A Wild Swing at Steroids

The Mitchell Report didn't put the scandal to rest. In fact, it created a host of new problems for baseball

When former Senator George J. Mitchell unveiled his scathing steroids report on Dec. 13, Bud Selig looked on the bright side. The baseball commissioner was almost defiantly upbeat about the chance to draw a curtain on the era of performance-enhancing drugs. "Do I believe it's a setback?" he told reporters. "No. The sport will be better off."

Not yet, Bud. And maybe not for years to come. True, it's early to judge the impact of the Mitchell Report, which cost Major League Baseball $20 million for juicy new details of a steroids crisis that had hardly been a secret. Yet there are signs that Mitchell's 20-month investigation might cause as many problems for baseball as it was supposed to solve. Rather than buying its way out of a messy situation by investing in Mitchell's investigation, MLB opened the floodgates to more questions about how the league intends to handle the pervasive problem of performance-enhancing drugs.

"They are still very much in a crisis situation," says Christopher Lehane, a partner at crisis-management firm Fabiani & Lehane. "All this has done is...beg the elephant-in-the-room question, 'Do you have a policy in place to close the book and move forward?'"

One of Selig's most lauded achievements as commissioner has been a warming relationship between MLB and the powerful Major League Baseball Players Assn. That détente has been all but obliterated. Some player agents even are questioning MLB's agenda, suggesting that a report by a respected former senator should help owners fend off oversight from an impatient Congress and provide leverage in upcoming collective bargaining negotiations. But what really salted the wound was Mitchell's decision to link 89 players to drug use. "We've turned hearsay accusations into a finding of guilt," says Scott Boras, the mega-agent who represents dozens of big-league players.

Tempers are also short about the manner in which facts were gathered and reported. Even one of MLB's own, Baltimore Orioles owner Peter G. Angelos, has expressed concern. In a statement, the Orioles owner, who is a plaintiff's attorney, cautioned readers of the Mitchell Report "to resist the temptation to accept collective judgment based upon unsubstantiated allegations."

Former Baseball Commissioner Fay Vincent thinks Selig and Mitchell have mostly made the right calls. He predicts that Selig will accept Mitchell's recommendation and not lower the boom on active players named in the report. "I don't think there is any point in punishing anyone for what happened in the past," he says.

Selig's decision, of course, is key to repairing relations with the players.
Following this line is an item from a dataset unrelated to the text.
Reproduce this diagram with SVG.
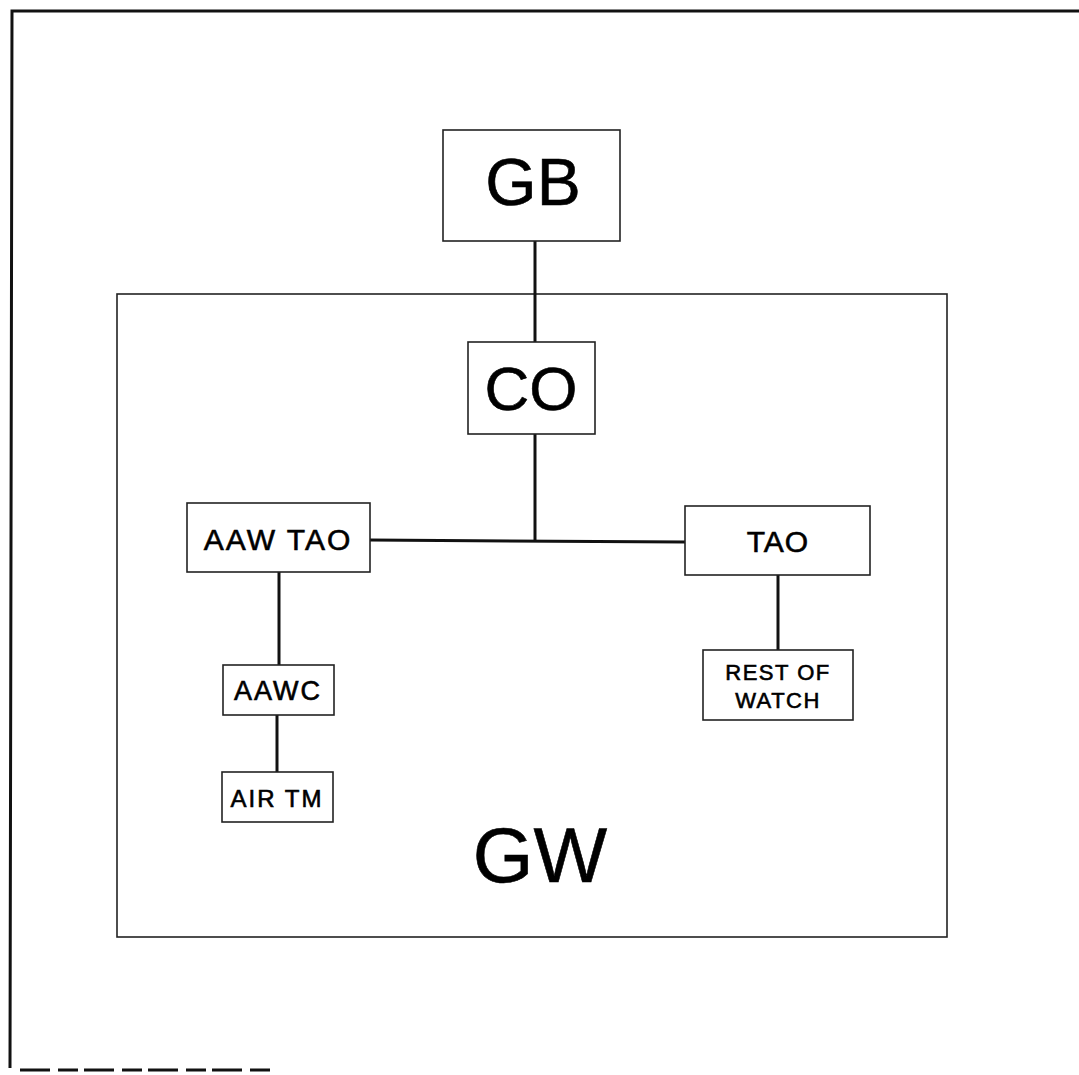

And while the commissioner isn't talking, ESPN has reported that he is likely to investigate further 14 of the 89 players. (Selig declined to speak with BusinessWeek for this article.)

To not discipline players would make the costly study and the attendant publicity an utterly useless exercise, says Eric Dezenhall, CEO of crisis-management firm Dezenhall Resources. "One of the problems in professional sports generally is there are these anemic attempts to institute laws of right and wrong, but bad behavior is rarely punished in a serious way," he says. "When you set aside all the rhetoric, in the eyes of an athlete it pays to cheat because the rewards are enormous and the risks are minimal."

So what has MLB accomplished? It spent $20 million, tarnished itself, engendered hard feelings among players, and set off an uproar that it seemed ill-prepared to manage. Surely it hasn't put the steroid scandal to rest.

"Closure? I don't think so," says longtime agent Barry Axelrod, who represents a former big-leaguer, Wally Joyner, mentioned in the report. "I don't think baseball will ever go back to normal. Or as normal as we once knew it. Baseball people tend to have long memories."